* _Figure scripts_
··········

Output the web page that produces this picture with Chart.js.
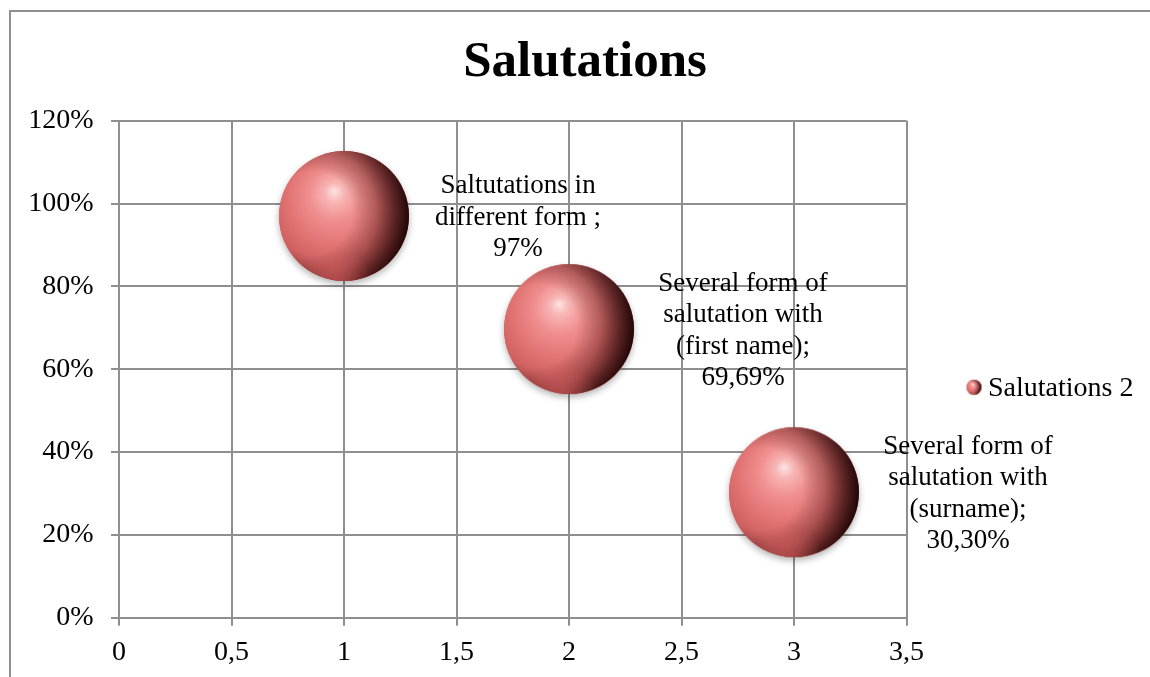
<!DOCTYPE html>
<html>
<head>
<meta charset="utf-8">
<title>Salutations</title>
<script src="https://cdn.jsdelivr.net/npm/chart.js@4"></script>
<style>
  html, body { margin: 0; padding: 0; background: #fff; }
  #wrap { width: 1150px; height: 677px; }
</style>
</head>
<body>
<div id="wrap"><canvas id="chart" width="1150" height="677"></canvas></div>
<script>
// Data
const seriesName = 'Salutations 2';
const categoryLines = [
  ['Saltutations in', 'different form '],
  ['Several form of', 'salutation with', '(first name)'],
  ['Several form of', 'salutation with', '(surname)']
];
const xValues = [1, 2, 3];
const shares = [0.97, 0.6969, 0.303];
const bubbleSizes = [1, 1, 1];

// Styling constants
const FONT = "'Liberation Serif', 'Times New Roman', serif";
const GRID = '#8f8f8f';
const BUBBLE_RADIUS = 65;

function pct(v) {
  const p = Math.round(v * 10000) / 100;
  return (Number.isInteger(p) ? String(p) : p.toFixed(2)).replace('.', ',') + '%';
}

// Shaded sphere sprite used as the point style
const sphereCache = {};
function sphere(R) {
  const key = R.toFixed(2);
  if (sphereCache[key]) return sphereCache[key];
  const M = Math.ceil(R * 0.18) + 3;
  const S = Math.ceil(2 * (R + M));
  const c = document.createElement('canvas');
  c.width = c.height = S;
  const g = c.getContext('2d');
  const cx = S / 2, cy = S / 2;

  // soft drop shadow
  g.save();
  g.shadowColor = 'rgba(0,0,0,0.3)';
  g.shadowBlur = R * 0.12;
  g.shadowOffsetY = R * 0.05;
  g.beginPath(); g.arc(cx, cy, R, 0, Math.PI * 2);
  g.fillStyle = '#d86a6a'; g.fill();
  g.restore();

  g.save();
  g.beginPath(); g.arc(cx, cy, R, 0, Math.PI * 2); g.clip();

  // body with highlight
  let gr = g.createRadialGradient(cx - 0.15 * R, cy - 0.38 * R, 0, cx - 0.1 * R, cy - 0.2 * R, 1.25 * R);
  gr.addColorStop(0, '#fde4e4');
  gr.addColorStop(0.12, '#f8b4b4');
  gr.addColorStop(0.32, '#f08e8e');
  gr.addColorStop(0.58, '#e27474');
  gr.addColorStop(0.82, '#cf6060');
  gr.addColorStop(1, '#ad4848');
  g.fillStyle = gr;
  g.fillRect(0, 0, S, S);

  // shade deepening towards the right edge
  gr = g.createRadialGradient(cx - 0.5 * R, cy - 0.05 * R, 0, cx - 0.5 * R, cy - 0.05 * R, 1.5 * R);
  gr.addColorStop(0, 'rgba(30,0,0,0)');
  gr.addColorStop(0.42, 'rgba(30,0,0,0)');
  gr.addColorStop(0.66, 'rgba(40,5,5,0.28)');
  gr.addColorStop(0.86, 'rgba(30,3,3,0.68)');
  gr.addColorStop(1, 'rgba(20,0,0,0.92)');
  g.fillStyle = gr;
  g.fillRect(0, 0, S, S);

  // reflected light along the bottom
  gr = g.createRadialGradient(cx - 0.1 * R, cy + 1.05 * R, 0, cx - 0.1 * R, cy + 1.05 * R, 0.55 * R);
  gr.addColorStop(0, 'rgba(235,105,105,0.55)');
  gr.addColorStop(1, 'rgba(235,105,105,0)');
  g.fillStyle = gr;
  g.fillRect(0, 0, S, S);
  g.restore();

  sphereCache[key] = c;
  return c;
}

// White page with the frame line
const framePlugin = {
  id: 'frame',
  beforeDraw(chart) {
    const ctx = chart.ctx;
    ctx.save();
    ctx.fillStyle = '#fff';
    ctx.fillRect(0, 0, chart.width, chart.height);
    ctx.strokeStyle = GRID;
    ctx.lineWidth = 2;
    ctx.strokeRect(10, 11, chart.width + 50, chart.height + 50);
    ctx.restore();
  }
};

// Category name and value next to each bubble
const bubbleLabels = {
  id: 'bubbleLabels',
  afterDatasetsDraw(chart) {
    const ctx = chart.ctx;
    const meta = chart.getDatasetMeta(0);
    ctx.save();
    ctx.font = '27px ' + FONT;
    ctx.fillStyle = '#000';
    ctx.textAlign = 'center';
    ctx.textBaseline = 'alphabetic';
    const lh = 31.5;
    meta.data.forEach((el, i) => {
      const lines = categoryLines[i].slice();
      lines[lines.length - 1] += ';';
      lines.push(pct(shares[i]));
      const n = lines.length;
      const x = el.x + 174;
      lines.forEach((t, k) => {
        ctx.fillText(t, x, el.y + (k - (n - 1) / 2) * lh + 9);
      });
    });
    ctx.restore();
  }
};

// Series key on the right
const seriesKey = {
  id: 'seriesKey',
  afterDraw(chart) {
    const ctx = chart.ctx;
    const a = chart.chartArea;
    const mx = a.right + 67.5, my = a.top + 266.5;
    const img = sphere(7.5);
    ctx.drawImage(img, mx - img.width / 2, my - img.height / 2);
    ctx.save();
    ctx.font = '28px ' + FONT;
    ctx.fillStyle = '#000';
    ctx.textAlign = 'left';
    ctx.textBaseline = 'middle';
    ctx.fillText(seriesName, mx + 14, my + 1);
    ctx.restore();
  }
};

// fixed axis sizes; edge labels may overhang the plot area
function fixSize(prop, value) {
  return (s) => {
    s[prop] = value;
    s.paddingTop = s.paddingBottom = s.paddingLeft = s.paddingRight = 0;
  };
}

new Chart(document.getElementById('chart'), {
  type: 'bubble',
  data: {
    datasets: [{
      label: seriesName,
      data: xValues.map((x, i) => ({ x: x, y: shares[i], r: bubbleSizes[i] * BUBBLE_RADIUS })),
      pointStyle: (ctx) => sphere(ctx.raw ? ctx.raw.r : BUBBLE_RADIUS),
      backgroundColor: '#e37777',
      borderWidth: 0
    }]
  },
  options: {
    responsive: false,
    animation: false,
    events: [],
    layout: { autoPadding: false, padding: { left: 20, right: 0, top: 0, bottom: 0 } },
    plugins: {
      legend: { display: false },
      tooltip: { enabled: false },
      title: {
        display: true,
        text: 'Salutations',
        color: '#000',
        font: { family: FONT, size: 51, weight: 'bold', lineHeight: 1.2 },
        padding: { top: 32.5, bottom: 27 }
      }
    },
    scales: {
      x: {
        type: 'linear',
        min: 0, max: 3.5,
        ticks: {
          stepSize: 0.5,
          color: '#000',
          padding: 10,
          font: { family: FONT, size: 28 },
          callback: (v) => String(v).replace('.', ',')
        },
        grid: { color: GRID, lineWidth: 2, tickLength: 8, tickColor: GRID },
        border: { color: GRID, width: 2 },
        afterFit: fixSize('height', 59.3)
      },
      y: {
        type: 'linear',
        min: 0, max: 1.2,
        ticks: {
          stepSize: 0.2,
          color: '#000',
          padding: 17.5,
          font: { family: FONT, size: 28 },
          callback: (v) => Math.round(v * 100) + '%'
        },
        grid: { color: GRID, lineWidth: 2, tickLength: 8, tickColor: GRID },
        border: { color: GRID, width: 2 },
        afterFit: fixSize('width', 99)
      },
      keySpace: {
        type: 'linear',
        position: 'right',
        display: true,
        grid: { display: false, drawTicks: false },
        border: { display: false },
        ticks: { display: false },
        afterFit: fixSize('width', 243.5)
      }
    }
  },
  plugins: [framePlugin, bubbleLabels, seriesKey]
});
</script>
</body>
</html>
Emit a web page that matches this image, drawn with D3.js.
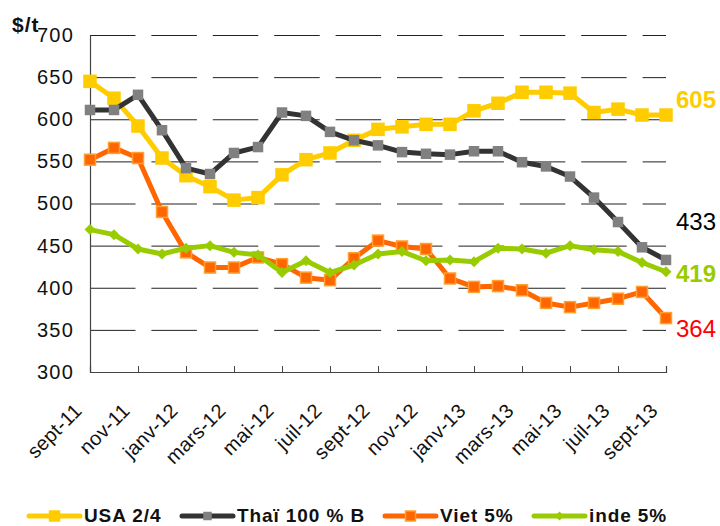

··········

* _Given problem_
Restate exactly, please, only the lines between the start of the data and the line containing "const cx = S / 2, cy = S / 2;", both ends included, skipping the pictures.

* _Response for this exercise_
Output the web page that produces this picture with Chart.js.
<!DOCTYPE html>
<html>
<head>
<meta charset="utf-8">
<title>Salutations</title>
<script src="https://cdn.jsdelivr.net/npm/chart.js@4"></script>
<style>
  html, body { margin: 0; padding: 0; background: #fff; }
  #wrap { width: 1150px; height: 677px; }
</style>
</head>
<body>
<div id="wrap"><canvas id="chart" width="1150" height="677"></canvas></div>
<script>
// Data
const seriesName = 'Salutations 2';
const categoryLines = [
  ['Saltutations in', 'different form '],
  ['Several form of', 'salutation with', '(first name)'],
  ['Several form of', 'salutation with', '(surname)']
];
const xValues = [1, 2, 3];
const shares = [0.97, 0.6969, 0.303];
const bubbleSizes = [1, 1, 1];

// Styling constants
const FONT = "'Liberation Serif', 'Times New Roman', serif";
const GRID = '#8f8f8f';
const BUBBLE_RADIUS = 65;

function pct(v) {
  const p = Math.round(v * 10000) / 100;
  return (Number.isInteger(p) ? String(p) : p.toFixed(2)).replace('.', ',') + '%';
}

// Shaded sphere sprite used as the point style
const sphereCache = {};
function sphere(R) {
  const key = R.toFixed(2);
  if (sphereCache[key]) return sphereCache[key];
  const M = Math.ceil(R * 0.18) + 3;
  const S = Math.ceil(2 * (R + M));
  const c = document.createElement('canvas');
  c.width = c.height = S;
  const g = c.getContext('2d');
  const cx = S / 2, cy = S / 2;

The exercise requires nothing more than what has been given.